Question

A metal cube of each side $2\,cm$ long emits $0.16\,kcal$ of heat in $100\,s$. Calculate the emissive power of the cube in joule at that temperature.

Answer 1

Hint: Emissive power is defined as the total radiation emitted or absorbed by a body per unit area and per unit time. Here the total surface area of the cube will be six times the area of each side. We will also convert all units to the units for ease of calculation.
Formula used: Emissive power ${e_p} = \dfrac{Q}{{At}}$.

Complete Step by step answer
The emissive power is given by the formula ${e_p} = \dfrac{Q}{{At}}$,
where ${e_p}$ is the emissive power, $Q$ is the heat absorbed or radiated, $A$ is the surface area of the object in consideration, and $t$ is the time for which the heat radiation has been taking place.
It is given that the heat emitted, $Q$, is equal to $0.16\,kcal$. This when converted to SI units gives $0.16\,k \times 4.2J = 672J$.
The surface area of one side of the cube is
$2cm \times 2cm = 4c{m^2}$.
This when converted to SI units gives us
$4c{m^2} = 4({10^{ - 4}}{m^2}) = 0.0004{m^2}$.
Therefore, the surface area of the entire cube is six times the above value, i.e., $0.0004{m^2} \times 6 = 0.0024{m^2}$
The time during which the heat is emitted is given as $100\,s$.
Thus, substituting the above found values in the formula of emissive power, we get, ${e_p} = \dfrac{Q}{{At}} = \dfrac{{672J}}{{0.0024{m^2} \times 100s}} = 2800\,J/{m^2}s$,
i.e. the emissive power of the metal cube in joules at that temperature is $2800\,J/{m^2}s$.
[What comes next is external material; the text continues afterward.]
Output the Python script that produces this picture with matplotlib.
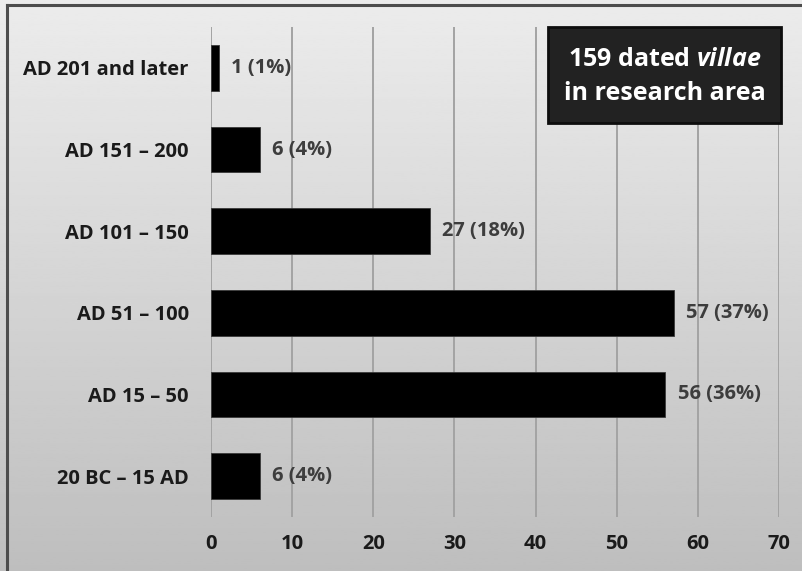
import numpy as np
import matplotlib
matplotlib.use("Agg")
import matplotlib.pyplot as plt
from matplotlib.lines import Line2D
from matplotlib.patches import Rectangle

plt.rcParams['font.family'] = ['Open Sans', 'DejaVu Sans']
plt.rcParams['mathtext.fontset'] = 'custom'
plt.rcParams['mathtext.it'] = 'Open Sans:italic:bold'
plt.rcParams['mathtext.rm'] = 'Open Sans:bold'
plt.rcParams['mathtext.bf'] = 'Open Sans:bold'

periods = ["20 BC – 15 AD", "AD 15 – 50", "AD 51 – 100", "AD 101 – 150",
           "AD 151 – 200", "AD 201 and later"]
counts = [6, 56, 57, 27, 6, 1]
shares = [4, 36, 37, 18, 4, 1]
x_ticks = [0, 10, 20, 30, 40, 50, 60, 70]

W, H = 802, 571
fig = plt.figure(figsize=(W / 100, H / 100), dpi=100)

# vertical grey gradient behind everything
bg = fig.add_axes([0, 0, 1, 1], zorder=-10)
grad = np.linspace(0.925, 0.745, 256).reshape(-1, 1)
bg.imshow(grad, cmap="gray", vmin=0, vmax=1, aspect="auto",
          extent=[0, 1, 0, 1], origin="upper")
bg.set_xlim(0, 1)
bg.set_ylim(0, 1)
bg.axis("off")

# frame lines along top and left edges
fig.add_artist(Line2D([7 / W, 1], [1 - 5 / H, 1 - 5 / H], color="#4d4d4d",
                      lw=2.2, transform=fig.transFigure))
fig.add_artist(Line2D([7 / W, 7 / W], [0, 1 - 5 / H], color="#4d4d4d",
                      lw=2.2, transform=fig.transFigure))

ax = fig.add_axes([211 / W, 1 - 517 / H, (779 - 211) / W, (517 - 27) / H])
ax.patch.set_alpha(0)

y = np.arange(len(periods))
ax.barh(y, counts, height=0.56, color="black", edgecolor="#3a3a3a",
        linewidth=0.6, zorder=3)

for yi, c, s in zip(y, counts, shares):
    ax.text(c + 1.5, yi, f"{c} ({s}%)", va="center", ha="left",
            fontsize=14.5, fontweight="bold", color="#3d3d3d", zorder=4)

ax.set_xlim(0, 70)
ax.set_ylim(-0.5, len(periods) - 0.5)
ax.set_xticks(x_ticks)
ax.set_xticklabels([str(t) for t in x_ticks])
ax.set_yticks(y)
ax.set_yticklabels(periods)
ax.tick_params(axis="both", length=0, labelsize=14.5, labelcolor="#1a1a1a")
ax.tick_params(axis="y", pad=16)
ax.tick_params(axis="x", pad=12)
for lab in ax.get_xticklabels() + ax.get_yticklabels():
    lab.set_fontweight("bold")

ax.xaxis.grid(True, color="#a3a3a3", linewidth=1.4, zorder=0)
ax.yaxis.grid(False)
for sp in ax.spines.values():
    sp.set_visible(False)

# summary box in the upper right
bx0, by0, bx1, by1 = 548, 27, 781, 123
fig.add_artist(Rectangle((bx0 / W, 1 - by1 / H), (bx1 - bx0) / W,
                         (by1 - by0) / H, transform=fig.transFigure,
                         facecolor="#222222", edgecolor="#0d0d0d",
                         linewidth=2, zorder=5))
cx = (bx0 + bx1) / 2 / W
fig.text(cx, 1 - 60 / H, r"159 dated $\mathit{villae}$", ha="center",
         va="center", fontsize=18, fontweight="bold", color="white",
         zorder=6)
fig.text(cx, 1 - 93 / H, "in research area", ha="center", va="center",
         fontsize=18, fontweight="bold", color="white", zorder=6)

fig.savefig("out.png", dpi=100)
Therefore, the required answer is $2800\,J/{m^2}s$.

Note: Here the total surface area of the cube will be six times the area of each side as calculated above. We ignore the fact that the cube must be resting on one side and there must be conduction through that side. This problem does not arise in the case of the sphere since the sphere rests at a single point.